_YOUR INSTRUCTIONS_.
Please give the listing again, word for word, with nothing left out.

--------------------------------------------------

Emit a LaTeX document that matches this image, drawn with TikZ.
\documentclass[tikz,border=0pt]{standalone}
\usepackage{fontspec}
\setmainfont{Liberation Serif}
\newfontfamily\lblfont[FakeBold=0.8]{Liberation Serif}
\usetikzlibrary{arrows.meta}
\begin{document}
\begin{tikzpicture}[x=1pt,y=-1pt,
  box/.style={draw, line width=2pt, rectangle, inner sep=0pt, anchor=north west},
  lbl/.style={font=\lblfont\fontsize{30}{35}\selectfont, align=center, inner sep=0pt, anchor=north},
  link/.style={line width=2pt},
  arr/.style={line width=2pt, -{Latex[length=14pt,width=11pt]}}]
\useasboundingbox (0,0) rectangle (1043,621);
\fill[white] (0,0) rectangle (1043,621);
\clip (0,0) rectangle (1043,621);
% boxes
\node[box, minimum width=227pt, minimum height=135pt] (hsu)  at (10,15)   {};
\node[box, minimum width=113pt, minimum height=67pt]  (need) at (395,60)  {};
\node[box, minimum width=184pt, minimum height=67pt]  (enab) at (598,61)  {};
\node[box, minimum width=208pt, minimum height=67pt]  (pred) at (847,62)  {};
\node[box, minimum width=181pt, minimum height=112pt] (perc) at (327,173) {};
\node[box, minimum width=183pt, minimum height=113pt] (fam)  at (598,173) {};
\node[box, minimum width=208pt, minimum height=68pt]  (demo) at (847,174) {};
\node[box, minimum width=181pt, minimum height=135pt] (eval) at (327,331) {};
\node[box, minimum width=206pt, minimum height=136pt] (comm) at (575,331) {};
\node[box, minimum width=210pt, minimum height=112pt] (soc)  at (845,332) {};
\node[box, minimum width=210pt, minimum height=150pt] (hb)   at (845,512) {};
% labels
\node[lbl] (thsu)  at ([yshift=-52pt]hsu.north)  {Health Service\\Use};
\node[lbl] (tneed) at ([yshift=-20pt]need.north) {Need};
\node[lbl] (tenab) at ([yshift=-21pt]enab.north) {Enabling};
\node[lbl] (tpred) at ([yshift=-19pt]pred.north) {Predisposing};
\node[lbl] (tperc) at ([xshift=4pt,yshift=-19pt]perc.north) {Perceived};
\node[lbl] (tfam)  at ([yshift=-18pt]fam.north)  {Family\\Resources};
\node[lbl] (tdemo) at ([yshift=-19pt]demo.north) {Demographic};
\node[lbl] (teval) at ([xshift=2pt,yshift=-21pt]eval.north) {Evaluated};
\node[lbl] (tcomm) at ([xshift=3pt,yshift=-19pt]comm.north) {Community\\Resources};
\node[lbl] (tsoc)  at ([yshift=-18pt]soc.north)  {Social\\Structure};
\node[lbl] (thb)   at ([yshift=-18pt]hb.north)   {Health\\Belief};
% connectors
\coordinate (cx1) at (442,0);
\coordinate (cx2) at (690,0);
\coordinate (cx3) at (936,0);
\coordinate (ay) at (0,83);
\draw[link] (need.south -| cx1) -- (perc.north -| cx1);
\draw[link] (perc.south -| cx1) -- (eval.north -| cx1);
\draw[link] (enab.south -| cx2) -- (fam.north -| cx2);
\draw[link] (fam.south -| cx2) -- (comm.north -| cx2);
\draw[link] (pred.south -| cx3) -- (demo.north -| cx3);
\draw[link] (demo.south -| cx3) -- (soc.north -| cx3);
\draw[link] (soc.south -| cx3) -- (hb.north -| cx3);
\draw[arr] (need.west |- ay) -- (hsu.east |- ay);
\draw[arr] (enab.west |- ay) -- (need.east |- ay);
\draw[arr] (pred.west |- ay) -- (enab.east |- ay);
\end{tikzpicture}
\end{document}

--------------------------------------------------

_RESPONSE TO THIS EXERCISE_.
Emit a LaTeX document that matches this image, drawn with TikZ.
\documentclass[tikz,border=0pt]{standalone}
\usepackage{fontspec}
\setmainfont{Liberation Serif}
\newfontfamily\lblfont[FakeBold=0.8]{Liberation Serif}
\usetikzlibrary{arrows.meta}
\begin{document}
\begin{tikzpicture}[x=1pt,y=-1pt,
  box/.style={draw, line width=2pt, rectangle, inner sep=0pt, anchor=north west},
  lbl/.style={font=\lblfont\fontsize{30}{35}\selectfont, align=center, inner sep=0pt, anchor=north},
  link/.style={line width=2pt},
  arr/.style={line width=2pt, -{Latex[length=14pt,width=11pt]}}]
\useasboundingbox (0,0) rectangle (1043,621);
\fill[white] (0,0) rectangle (1043,621);
\clip (0,0) rectangle (1043,621);
% boxes
\node[box, minimum width=227pt, minimum height=135pt] (hsu)  at (10,15)   {};
\node[box, minimum width=113pt, minimum height=67pt]  (need) at (395,60)  {};
\node[box, minimum width=184pt, minimum height=67pt]  (enab) at (598,61)  {};
\node[box, minimum width=208pt, minimum height=67pt]  (pred) at (847,62)  {};
\node[box, minimum width=181pt, minimum height=112pt] (perc) at (327,173) {};
\node[box, minimum width=183pt, minimum height=113pt] (fam)  at (598,173) {};
\node[box, minimum width=208pt, minimum height=68pt]  (demo) at (847,174) {};
\node[box, minimum width=181pt, minimum height=135pt] (eval) at (327,331) {};
\node[box, minimum width=206pt, minimum height=136pt] (comm) at (575,331) {};
\node[box, minimum width=210pt, minimum height=112pt] (soc)  at (845,332) {};
\node[box, minimum width=210pt, minimum height=150pt] (hb)   at (845,512) {};
% labels
\node[lbl] (thsu)  at ([yshift=-52pt]hsu.north)  {Health Service\\Use};
\node[lbl] (tneed) at ([yshift=-20pt]need.north) {Need};
\node[lbl] (tenab) at ([yshift=-21pt]enab.north) {Enabling};
\node[lbl] (tpred) at ([yshift=-19pt]pred.north) {Predisposing};
\node[lbl] (tperc) at ([xshift=4pt,yshift=-19pt]perc.north) {Perceived};
\node[lbl] (tfam)  at ([yshift=-18pt]fam.north)  {Family\\Resources};
\node[lbl] (tdemo) at ([yshift=-19pt]demo.north) {Demographic};
\node[lbl] (teval) at ([xshift=2pt,yshift=-21pt]eval.north) {Evaluated};
\node[lbl] (tcomm) at ([xshift=3pt,yshift=-19pt]comm.north) {Community\\Resources};
\node[lbl] (tsoc)  at ([yshift=-18pt]soc.north)  {Social\\Structure};
\node[lbl] (thb)   at ([yshift=-18pt]hb.north)   {Health\\Belief};
% connectors
\coordinate (cx1) at (442,0);
\coordinate (cx2) at (690,0);
\coordinate (cx3) at (936,0);
\coordinate (ay) at (0,83);
\draw[link] (need.south -| cx1) -- (perc.north -| cx1);
\draw[link] (perc.south -| cx1) -- (eval.north -| cx1);
\draw[link] (enab.south -| cx2) -- (fam.north -| cx2);
\draw[link] (fam.south -| cx2) -- (comm.north -| cx2);
\draw[link] (pred.south -| cx3) -- (demo.north -| cx3);
\draw[link] (demo.south -| cx3) -- (soc.north -| cx3);
\draw[link] (soc.south -| cx3) -- (hb.north -| cx3);
\draw[arr] (need.west |- ay) -- (hsu.east |- ay);
\draw[arr] (enab.west |- ay) -- (need.east |- ay);
\draw[arr] (pred.west |- ay) -- (enab.east |- ay);
\end{tikzpicture}
\end{document}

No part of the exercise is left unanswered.